The legal battle between the recording industry and free music-swapping service Napster heated up on Friday, when the Recording Industry Association of America (RIAA) urged a federal appeals court to uphold a ruling that would effectively shut down Napster.

In a flurry of legal activity surrounding the case, the U.S. government, the Motion Picture Association of America and the Microsoft-backed Business Software Alliance also chimed in on the case on Friday, by each filing so called friend-of-the-court briefs supporting the recording industry's case.

In its brief filed with the federal appeals court in San Francisco, the RIAA argued that U.S. District Court Judge Marilyn Hall Patel was correct when she ruled 26 July that Napster's file-swapping service contributes to copyright infringement on a massive scale and issued a preliminary injunction against the company.

In its 74-page brief Friday, the RIAA's lawyers urged the appeals court to reinstate the injunction against Napster immediately.
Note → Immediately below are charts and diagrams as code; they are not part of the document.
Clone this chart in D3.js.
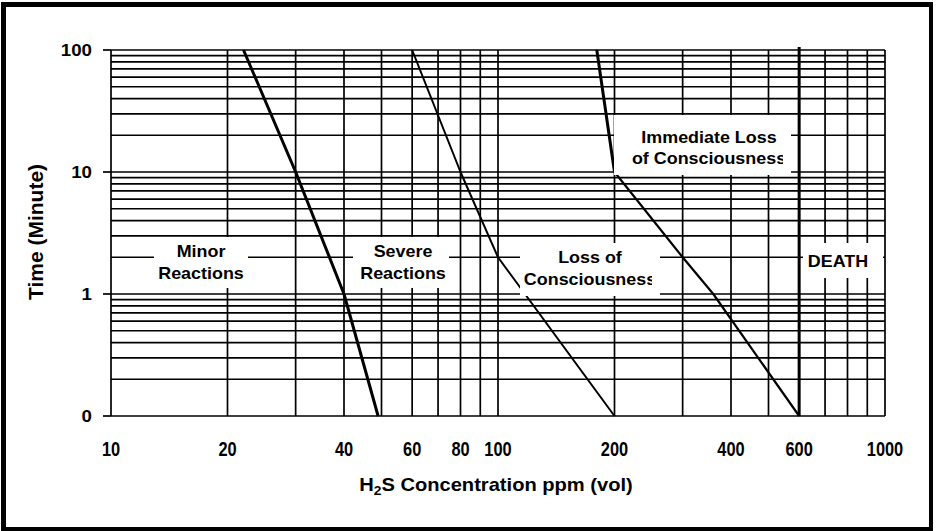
<!DOCTYPE html>
<html>
<head>
<meta charset="utf-8">
<title>H2S exposure</title>
<script src="https://cdnjs.cloudflare.com/ajax/libs/d3/7.8.5/d3.min.js"></script>
<style>
  body { margin: 0; background: white; }
  text { font-family: "Liberation Sans", Arial, sans-serif; font-weight: bold; fill: #000; }
  .grid line { stroke: #000; stroke-width: 1.7; }
  .curve { fill: none; stroke: #000; stroke-linejoin: round; }
</style>
</head>
<body>
<script>
// boundaries: [ppm, minutes]
const minorSevere = [[22, 100], [30, 10], [40, 1], [49, 0.1]];
const severeLoss = [[60, 100], [80, 10], [100, 2], [200, 0.1]];
const immediateTop = [[180, 100], [200, 10]];
const immediateLow = [[200, 10], [300, 2], [360, 1], [600, 0.1]];
const deathPpm = 600;

const xTickLabels = [10, 20, 40, 60, 80, 100, 200, 400, 600, 1000];
const yTickValues = [0.1, 1, 10, 100];
const yTickLabels = ["0", "1", "10", "100"];

// zone labels, placed by hand like the original
const zones = [
  { lines: ["Minor", "Reactions"], cx: 201, base: [257, 279], box: [154, 237, 248, 288] },
  { lines: ["Severe", "Reactions"], cx: 403, base: [257, 279], box: [353, 237, 449, 288] },
  { lines: ["Loss of", "Consciousness"], cx: 590, base: [263, 285], box: [520, 243, 660, 296], clip: 652 },
  { lines: ["Immediate Loss", "of Consciousness"], cx: 709, base: [143, 164], box: [614, 115, 791, 175], clip: 783 },
  { lines: ["DEATH"], cx: 838, base: [267], box: [803, 243, 883, 278] }
];

const W = 936, H = 531;
const svg = d3.select("body").append("svg").attr("width", W).attr("height", H);

// frame
svg.append("rect").attr("x", 1).attr("y", 2).attr("width", 932).attr("height", 529).attr("fill", "#000");
svg.append("rect").attr("x", 6).attr("y", 7).attr("width", 923).attr("height", 520).attr("fill", "#fff");

const x = d3.scaleLog().domain([10, 1000]).range([111, 885]);
const y = d3.scaleLog().domain([0.1, 100]).range([416, 50]);

// grid
const grid = svg.append("g").attr("class", "grid");
grid.selectAll("line.v").data(x.ticks()).enter().append("line")
  .attr("x1", d => x(d)).attr("x2", d => x(d))
  .attr("y1", y(100)).attr("y2", y(0.1));
grid.selectAll("line.h").data(y.ticks()).enter().append("line")
  .attr("x1", x(10)).attr("x2", x(1000))
  .attr("y1", d => y(d)).attr("y2", d => y(d));
grid.selectAll("line.t").data(yTickValues).enter().append("line")
  .attr("x1", x(10) - 8).attr("x2", x(10))
  .attr("y1", d => y(d)).attr("y2", d => y(d));

// boundaries
const line = d3.line().x(d => x(d[0])).y(d => y(d[1]));
svg.append("path").attr("class", "curve").attr("d", line(minorSevere)).attr("stroke-width", 3);
svg.append("path").attr("class", "curve").attr("d", line(severeLoss)).attr("stroke-width", 2);
svg.append("path").attr("class", "curve").attr("d", line(immediateTop)).attr("stroke-width", 3);
svg.append("path").attr("class", "curve").attr("d", line(immediateLow)).attr("stroke-width", 2.2);
svg.append("line")
  .attr("x1", x(deathPpm)).attr("x2", x(deathPpm))
  .attr("y1", y(100) - 3).attr("y2", y(0.1))
  .attr("stroke", "#000").attr("stroke-width", 3);

// zone labels on white patches
const defs = svg.append("defs");
zones.forEach((z, i) => {
  const [x0, y0, x1, y1] = z.box;
  svg.append("rect").attr("x", x0).attr("y", y0).attr("width", x1 - x0).attr("height", y1 - y0).attr("fill", "#fff");
  const g = svg.append("g");
  if (z.clip) {
    defs.append("clipPath").attr("id", "clip" + i)
      .append("rect").attr("x", x0).attr("y", y0).attr("width", z.clip - x0).attr("height", y1 - y0);
    g.attr("clip-path", `url(#clip${i})`);
  }
  z.lines.forEach((t, k) => {
    g.append("text")
      .attr("transform", `translate(${z.cx},${z.base[k]}) scale(1.12,1)`)
      .attr("text-anchor", "middle").attr("font-size", 16).text(t);
  });
});

// tick labels
svg.selectAll("text.ylab").data(yTickValues).enter().append("text")
  .attr("transform", d => `translate(92,${y(d) + 6}) scale(1.1,1)`)
  .attr("text-anchor", "end").attr("font-size", 17)
  .text((d, i) => yTickLabels[i]);

svg.selectAll("text.xlab").data(xTickLabels).enter().append("text")
  .attr("transform", d => `translate(${x(d)},456) scale(0.82,1)`)
  .attr("text-anchor", "middle").attr("font-size", 20)
  .text(d => d);

// axis titles
const xt = svg.append("text")
  .attr("transform", "translate(496,491) scale(1.15,1)")
  .attr("text-anchor", "middle").attr("font-size", 17.5);
xt.append("tspan").text("H");
xt.append("tspan").attr("font-size", 12).attr("dy", 4).text("2");
xt.append("tspan").attr("dy", -4).text("S Concentration ppm (vol)");

svg.append("text")
  .attr("transform", "translate(43,232) rotate(-90)")
  .attr("text-anchor", "middle").attr("font-size", 21)
  .text("Time (Minute)");
</script>
</body>
</html>
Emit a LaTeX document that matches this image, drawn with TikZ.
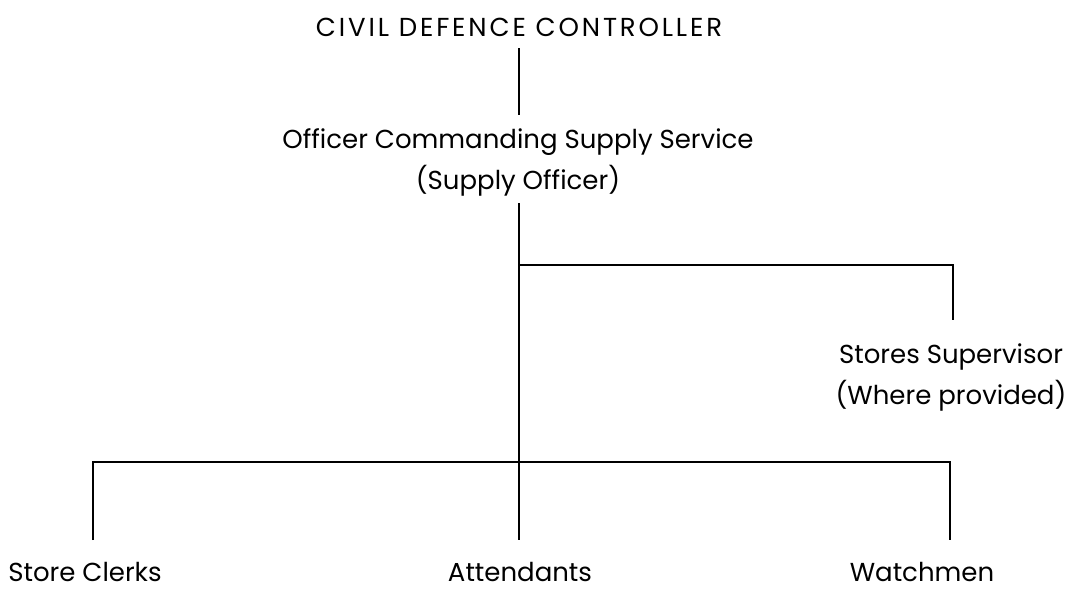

They restated many of the opinions offered by Judge Patel in her ruling, in which she dismissed all of Napster's key defences.

Napster's service allows users to trade digital music files in violation of copyright laws, the RIAA's lawyers wrote, and Napster knowingly facilitates this illegal swapping with the intention of profiting from it, making the company also liable.

"Every day, Napster enables, encourages, and directly benefits from the infringement of 12 (million) to 30 million copyrighted works," the RIAA said in its brief.

The brief, which had been expected, was co-submitted with the National Music Publisher's Association and is intended to sway the opinion of the appeals court when it convenes 2 October to decide Napster's fate.

The RIAA filed its lawsuit against Napster in December last year on behalf of the major record labels it represents. In a statement on Friday, Hilary Rosen, president and chief executive officer of the RIAA, professed confidence that the appeals court will find in the recording industry's favour.

"We are not suing a technology," Rosen said. "We are suing a company that is stealing work that does not belong to them."

Napster's attorneys argued that Judge Patel misinterpreted copyright laws in reaching her decision and underestimated the impact that so-called "peer-to-peer" file-sharing services will have on the Internet.

The company also argued that its service is protected by the Home Recording Act of 1992, which allows users to make recordings of music for personal use but not for commercial distribution.

If Napster's users are not violating the Home Recording Act, then Napster itself is also protected because it merely provides a service to facilitate the recording, the company has argued.

That defence appeared to suffer a blow on Friday when the U.S. Copyright Office chimed in on the case, in a brief co-submitted with the civil division of the Justice Department and the U.S. Patent and Trademark Office.

The government's brief argued that Napster's service is not protected by the Home Recording Act, in part because the Act does not apply to music that is copied using PCs and hard drives.